Single by M-Phazes and Ruel^{[a]}
- Released: 14 April 2017
- Genre: Pop
- Length: 3:28 (original); 3:54 (remix);
- Label: M-Phazes Prod. RCA · SME (remix)
- Songwriters: Ruel Vincent van Dijk; Mark Landon; Peter Harding;
- Producer: M-Phazes

M-Phazes singles chronology
| "Messiah" (2016) | "Golden Years" (2017) | "Don't Even Know Me" (2017) |

Ruel singles chronology
|  | "Golden Years" (2017) | "Don't Tell Me" (2017) |

Audio video
- "Golden Years" on YouTube

Music video
- "Golden Years" (M-Phazes remix) on YouTube

Remix cover

= Golden Years (M-Phazes and Ruel song) =

2017 single by M-Phazes and Ruel

"Golden Years" is a song recorded by music producer M-Phazes and Australian singer Ruel. The song was released on 14 April 2017, becoming Ruel's official debut single.

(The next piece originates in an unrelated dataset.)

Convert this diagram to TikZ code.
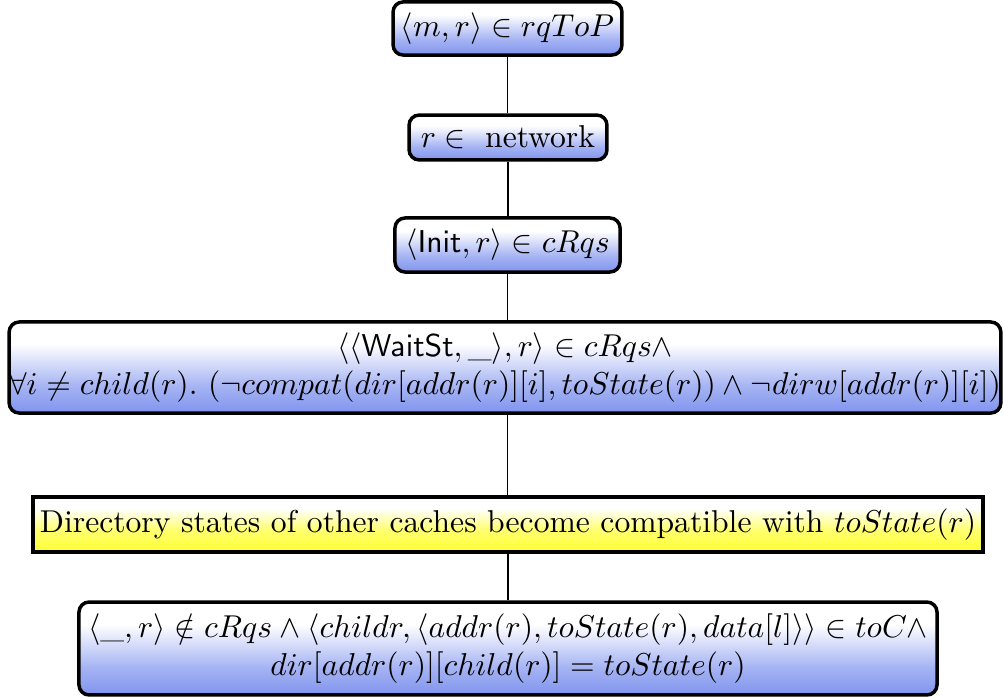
\documentclass[tikz,border=0pt]{standalone}
\usepackage{amsmath,amssymb}
\definecolor{boxblue}{RGB}{128,148,238}
\definecolor{boxyellow}{RGB}{255,255,50}
% vertical fades: white upper part, saturated lower part
\pgfdeclareverticalshading{blueshade}{100bp}{color(0bp)=(boxblue); color(25bp)=(boxblue); color(40bp)=(boxblue!70!white); color(63bp)=(white); color(100bp)=(white)}
\pgfdeclareverticalshading{yellowshade}{100bp}{color(0bp)=(boxyellow); color(25bp)=(boxyellow); color(45bp)=(boxyellow!70!white); color(65bp)=(white); color(100bp)=(white)}
\tikzset{
  cond/.style={draw=black, line width=1.1pt, rounded corners=3.2pt, shade, shading=blueshade,
    inner sep=0pt, align=center},
  action/.style={draw=black, line width=1.1pt, shade, shading=yellowshade, inner sep=0pt, align=center},
  link/.style={draw=black, line width=0.45pt}
}
\begin{document}
\begin{tikzpicture}[x=0.3163pt, y=-0.3163pt]
  \useasboundingbox (0,0) rectangle (1003,698);
  \node[cond, minimum width=72.4pt, minimum height=16.8pt] (rq) at (507.5,28.5)
    {$\langle m, r\rangle \in rqToP$};
  \node[cond, minimum width=62.6pt, minimum height=14.2pt] (net) at (508,137.5)
    {$r \in\ \mathrm{network}$};
  \node[cond, minimum width=71.2pt, minimum height=17.1pt] (init) at (507.5,245)
    {$\langle \mathsf{Init}, r\rangle \in cRqs$};
  \node[cond, minimum width=313.1pt, minimum height=28.8pt] (wait) at (505,367.5)
    {$\langle\langle \mathsf{WaitSt}, \text{\_}\rangle, r\rangle \in cRqs \wedge$\\
     $\forall i \neq child(r).\ (\neg compat(dir[addr(r)][i], toState(r)) \wedge \neg dirw[addr(r)][i])$};
  \node[action, minimum width=300.5pt, minimum height=17.4pt] (dir) at (508,524.5)
    {Directory states of other caches become compatible with $toState(r)$};
  \node[cond, minimum width=271.4pt, minimum height=29.4pt] (resp) at (508,648.5)
    {$\langle \text{\_}, r\rangle \notin cRqs \wedge \langle childr, \langle addr(r), toState(r), data[l]\rangle\rangle \in toC \wedge$\\
     $dir[addr(r)][child(r)] = toState(r)$};
  \draw[link] (rq.south) -- (rq.south |- net.north);
  \draw[link] (net.south) -- (net.south |- init.north);
  \draw[link] (init.south) -- (init.south |- wait.north);
  \draw[link] (init.south |- wait.south) -- (init.south |- dir.north);
  \draw[link] (dir.south) -- (dir.south |- resp.north);
\end{tikzpicture}
\end{document}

A remix of the song (which only credits Ruel as the lead artist) by M-Phazes was later released on 16 March 2018.

Ruel performed the song during the 2018 Commonwealth Games opening ceremony.

== Music video ==
Though a music video for the original track was never released, one was made for the song's remix by M-Phazes, which was released on 16 March 2018—the same day as the track's release.

== Reception ==
Sosefina Fuamoli from The AU Review said "the final result is something of polished and refined electronic-driven pop" and the song is "primed for radio success".

Elton John, during his Beats 1 radio show, complimented the song, saying "it’s astonishing [how] someone [Ruel] so young can write something so good" and jokingly said "I give up."

== Credits and personnel ==
Credits for the song's remix adapted from Tidal.

- Ruel Vincent van Djik – lead artist, songwriter
- Mark Landon – producer, songwriter
- Peter Harding – songwriter
- Chris Gehringer – mastering engineer
- Andrei Eremin – mixing engineer
- Phil Anquetil – recording engineer

== Formats and track listings ==

- Digital download

1. "Golden Years" – 3:28

- Digital download – M-Phazes remix

2. "Golden Years" (M-Phazes remix) – 3:54

== Notes ==

 a.The remix does not credit M-Phazes as a lead artist.